Su madre, como las madres de tantos jóvenes en este país que
no ofrece sueldos ni condiciones decentes, le ayuda
económicamente. Mi amigo, por lo visto, es un hipócrita. No
puede decir que está mal que los cuerpos de seguridad den
palizas a los pobres porque a él le ayuda su madre, porque
come todos los días. Él “vive bien” y los que viven bien
tienen que ser egoístas. Es más, cuando, con cierta parte de
razón, te dicen que el guardia civil sólo cumple órdenes y
que si no las cumple le echan y su familia no come, ni
siquiera hacen una crítica de esa situación. Te dicen que
así es como debe ser. “No critiques porque tu harías lo
mismo”, como si el hecho de que un ser humano se vea
obligado a cumplir órdenes que atentan contra la ética más
básica no fuese un hecho que hubiera que cambiar y que
demuestra que, todavía hoy, muchos trabajadores continúan
tragando con situaciones que les humillan. Hasta este punto
de miseria intelectual llegan algunos.
Yo siempre he pensado que quienes hemos tenido la suerte de
tener techo, comida, educación y ocio asegurados gracias a
unos padres que, por su esfuerzo, han llegado a tener
trabajos estables con una remuneración digna, tenemos la
obligación moral de hacer todo lo posible para que todo el
mundo pueda disfrutar de lo que debe ser un derecho: el
derecho a tener las necesidades básicas cubiertas, a poder
disfrutar de la vida y no tener que preocuparte de que
mañana, quizás, no puedas comer.

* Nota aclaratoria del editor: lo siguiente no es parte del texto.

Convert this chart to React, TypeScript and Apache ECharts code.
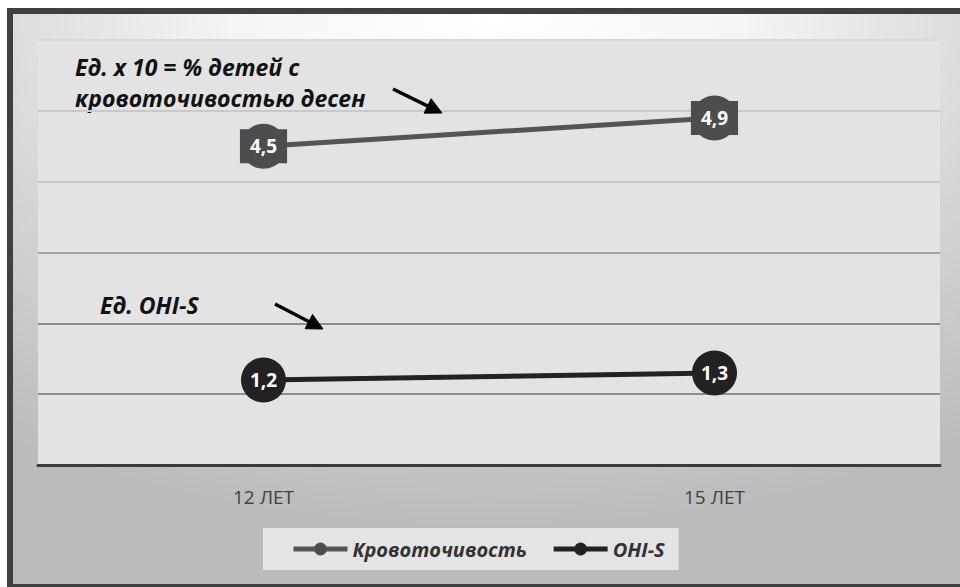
import React, { useEffect, useRef } from "react";
import * as echarts from "echarts";

const categories = ["12 ЛЕТ", "15 ЛЕТ"];
const bleedingValues = [4.5, 4.9];
const ohisValues = [1.2, 1.3];
const seriesNames = ["Кровоточивость", "OHI-S"];
const note1 = ["Ед. x 10 = % детей с", "кровоточивостью десен"];
const note2 = "Ед. OHI-S";

const FONT = "'Open Sans', 'Noto Sans', sans-serif";

export default function App() {
  const ref = useRef<HTMLDivElement>(null);
  useEffect(() => {
    document.body.style.margin = "0";
    document.body.style.overflow = "hidden";
    const chart = echarts.init(ref.current!, null, { renderer: "svg" });
    const band = (x: number, y: number, width: number, height: number) => ({
      type: "rect",
      z: -8,
      silent: true,
      shape: { x, y, width, height },
      style: { fill: "#404040" },
    });
    const inner = {
      type: "rect",
      z: -9,
      silent: true,
      shape: { x: 13, y: 14, width: 947, height: 570 },
      style: {
        fill: new echarts.graphic.RadialGradient(0.5, 0, 0.9, [
          { offset: 0, color: "#ffffff" },
          { offset: 0.3, color: "#f4f4f4" },
          { offset: 0.65, color: "#d4d4d4" },
          { offset: 1, color: "#bbbbbb" },
        ]),
      },
    };
    const arrow = (x1: number, y1: number, x2: number, y2: number) => {
      const dx = x2 - x1, dy = y2 - y1;
      const len = Math.sqrt(dx * dx + dy * dy);
      const ux = dx / len, uy = dy / len;
      const hl = 16, hw = 8;
      const bx = x2 - ux * hl, by = y2 - uy * hl;
      return [
        {
          type: "line",
          silent: true,
          z: 5,
          shape: { x1, y1, x2: bx + ux * 2, y2: by + uy * 2 },
          style: { stroke: "#000", lineWidth: 3.5 },
        },
        {
          type: "polygon",
          silent: true,
          z: 5,
          shape: {
            points: [
              [x2, y2],
              [bx - uy * hw, by + ux * hw],
              [bx + uy * hw, by - ux * hw],
            ],
          },
          style: { fill: "#000", stroke: "#000", lineWidth: 1 },
        },
      ];
    };
    const noteStyle = {
      fill: "#111",
      fontSize: 23,
      fontWeight: "bold",
      fontStyle: "italic",
      fontFamily: FONT,
    };
    const fmt = (p: any) => String(p.value).replace(".", ",");
    chart.setOption({
      animation: false,
      grid: {
        left: 38,
        right: 20,
        top: 40,
        bottom: 122,
        show: true,
        backgroundColor: "#e3e3e3",
        borderWidth: 0,
      },
      xAxis: {
        type: "category",
        data: categories,
        axisLine: { lineStyle: { color: "#3a3a3a", width: 3 } },
        axisTick: { show: false },
        axisLabel: { color: "#404040", fontSize: 19, fontFamily: FONT, margin: 22 },
      },
      yAxis: {
        type: "value",
        min: 0,
        max: 6,
        interval: 1,
        axisLabel: { show: false },
        axisLine: { show: false },
        axisTick: { show: false },
        splitLine: {
          lineStyle: {
            color: ["#3a3a3a", "#8c8c8c", "#8c8c8c", "#a3a3a3", "#c6c6c6", "#c9c9c9", "#d8d8d8"],
            width: 2,
          },
        },
      },
      legend: {
        bottom: 17,
        left: 263,
        backgroundColor: "#e4e4e4",
        padding: [11, 14, 11, 28],
        itemWidth: 54,
        itemHeight: 16,
        itemGap: 24,
        lineStyle: { width: 5 },
        textStyle: {
          color: "#333",
          fontSize: 20,
          fontWeight: "bold",
          fontStyle: "italic",
          fontFamily: FONT,
        },
        data: seriesNames,
      },
      series: [
        {
          name: seriesNames[0],
          type: "line",
          data: bleedingValues,
          symbol: "circle",
          symbolSize: 45,
          itemStyle: { color: "#4d4d4d" },
          lineStyle: { color: "#555555", width: 5 },
          label: {
            show: true,
            position: "inside",
            formatter: fmt,
            color: "#fff",
            fontSize: 19,
            fontWeight: "bold",
            fontFamily: FONT,
            backgroundColor: "#4d4d4d",
            padding: [8, 10, 7, 10],
          },
        },
        {
          name: seriesNames[1],
          type: "line",
          data: ohisValues,
          symbol: "circle",
          symbolSize: 45,
          itemStyle: { color: "#222222" },
          lineStyle: { color: "#222222", width: 5 },
          label: {
            show: true,
            position: "inside",
            formatter: fmt,
            color: "#fff",
            fontSize: 19,
            fontWeight: "bold",
            fontFamily: FONT,
          },
        },
      ],
      graphic: [
        inner,
        band(7, 8, 953, 6),
        band(7, 8, 6, 579),
        band(7, 584, 953, 3),
        { type: "text", silent: true, x: 75, y: 55, style: { ...noteStyle, text: note1[0] } },
        { type: "text", silent: true, x: 75, y: 86, style: { ...noteStyle, text: note1[1] } },
        { type: "text", silent: true, x: 100, y: 293, style: { ...noteStyle, text: note2 } },
        ...arrow(393, 89, 442, 113),
        ...arrow(275, 304, 323, 329),
      ],
    });
    return () => chart.dispose();
  }, []);
  return <div ref={ref} style={{ width: 960, height: 587 }} />;
}
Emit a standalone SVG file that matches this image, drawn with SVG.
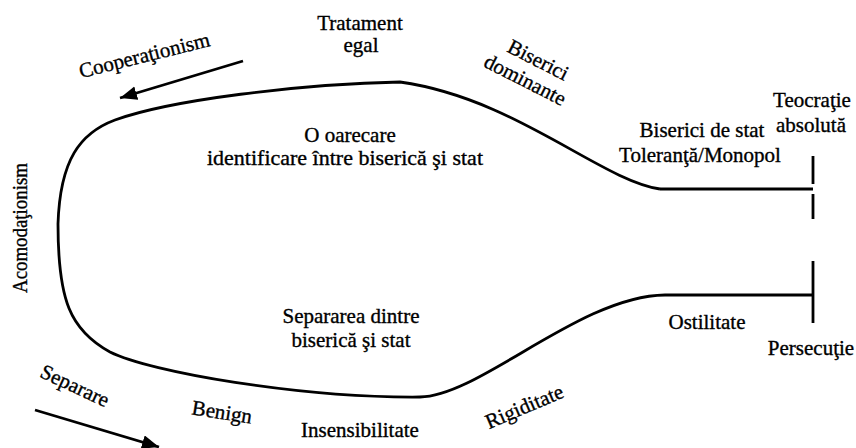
<svg xmlns="http://www.w3.org/2000/svg" width="856" height="448" viewBox="0 0 856 448">
<style>
text{font-family:"Liberation Serif","Times New Roman",serif;font-size:21px;fill:#000;stroke:#000;stroke-width:0.35;text-anchor:middle}
.ln{fill:none;stroke:#000;stroke-width:2.8;stroke-linecap:butt;stroke-linejoin:round}
.ar{fill:none;stroke:#000;stroke-width:2.8}
</style>
<defs>
<marker id="ah" markerUnits="userSpaceOnUse" markerWidth="20" markerHeight="16" refX="17" refY="7" orient="auto">
<path d="M0,0 L17,7 L0,14 Z" fill="#000"/>
</marker>
</defs>
<rect width="856" height="448" fill="#fff"/>
<g id="shape">
<path class="ln" d="M660,189 C600,180 515,98 400,82 C300,84 170,100 115,120 C80,133 60,160 58,224 C58,300 70,330 110,352 C150,372 300,398 420,397 C480,396 580,296 665,295 L813,295"/>
<path class="ln" d="M660,189 L813,189"/>
<path class="ln" d="M813,156 L813,184 M813,194 L813,219"/>
<path class="ln" d="M813,261 L813,323"/>
</g>
<g id="connectors">
<path class="ar" d="M243,61 L120,98" marker-end="url(#ah)"/>
<path class="ar" d="M35,410 L159,447" marker-end="url(#ah)"/>
</g>
<g id="labels">
<text x="360" y="30">Tratament</text>
<text x="361" y="52">egal</text>
<text transform="translate(146,62) rotate(-14)">Cooperaţionism</text>
<text transform="translate(535,66) rotate(27)">Biserici</text>
<text transform="translate(522,86) rotate(27)">dominante</text>
<text x="350" y="142">O oarecare</text>
<text x="345" y="165" textLength="276" lengthAdjust="spacingAndGlyphs">identificare între biserică şi stat</text>
<text x="702" y="137">Biserici de stat</text>
<text x="700" y="162">Toleranţă/Monopol</text>
<text x="812" y="107">Teocraţie</text>
<text x="811" y="132">absolută</text>
<text transform="translate(27,228) rotate(-90)" textLength="130" lengthAdjust="spacingAndGlyphs">Acomodaţionism</text>
<text x="351" y="323">Separarea dintre</text>
<text x="351" y="347">biserică şi stat</text>
<text x="707" y="329">Ostilitate</text>
<text x="811" y="355">Persecuţie</text>
<text transform="translate(72,392) rotate(25)">Separare</text>
<text transform="translate(221,419) rotate(9)">Benign</text>
<text x="360" y="437">Insensibilitate</text>
<text transform="translate(527,413) rotate(-23)">Rigiditate</text>
</g>
</svg>
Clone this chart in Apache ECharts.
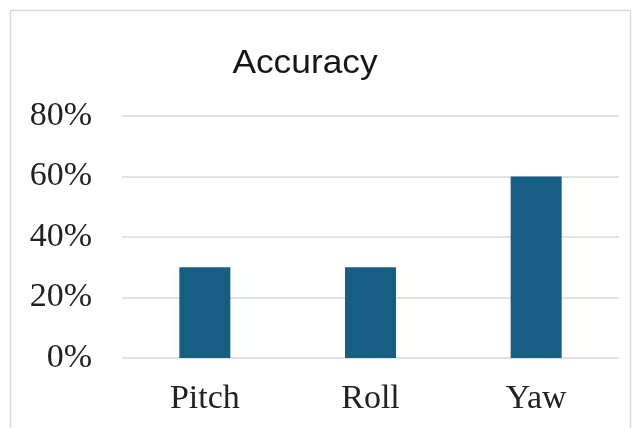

Ese ha sido el objetivo de
la lucha obrera: que el trabajador pudiera vivir y no sólo
sobrevivir, que el hijo del trabajador pudiera ir a la
universidad, que la clase trabajadora no tuviera que
humillarse ni ser explotada a cambio de pan. Que el hijo de
un trabajador no haya tenido que pasar hambre ni cargar
cajas de madrugada es un logro de esa lucha, no algo que
recriminar. Lo recriminable sería que olvidase de donde
viene y apoyase a quienes siempre se han opuesto a ese
avance social, a que él pudiera viajar, salir o estudiar sin
tener que trabajar 12 horas en condiciones denigrantes. Así
lo entiende Frank Sobotka. Así lo entiendo yo.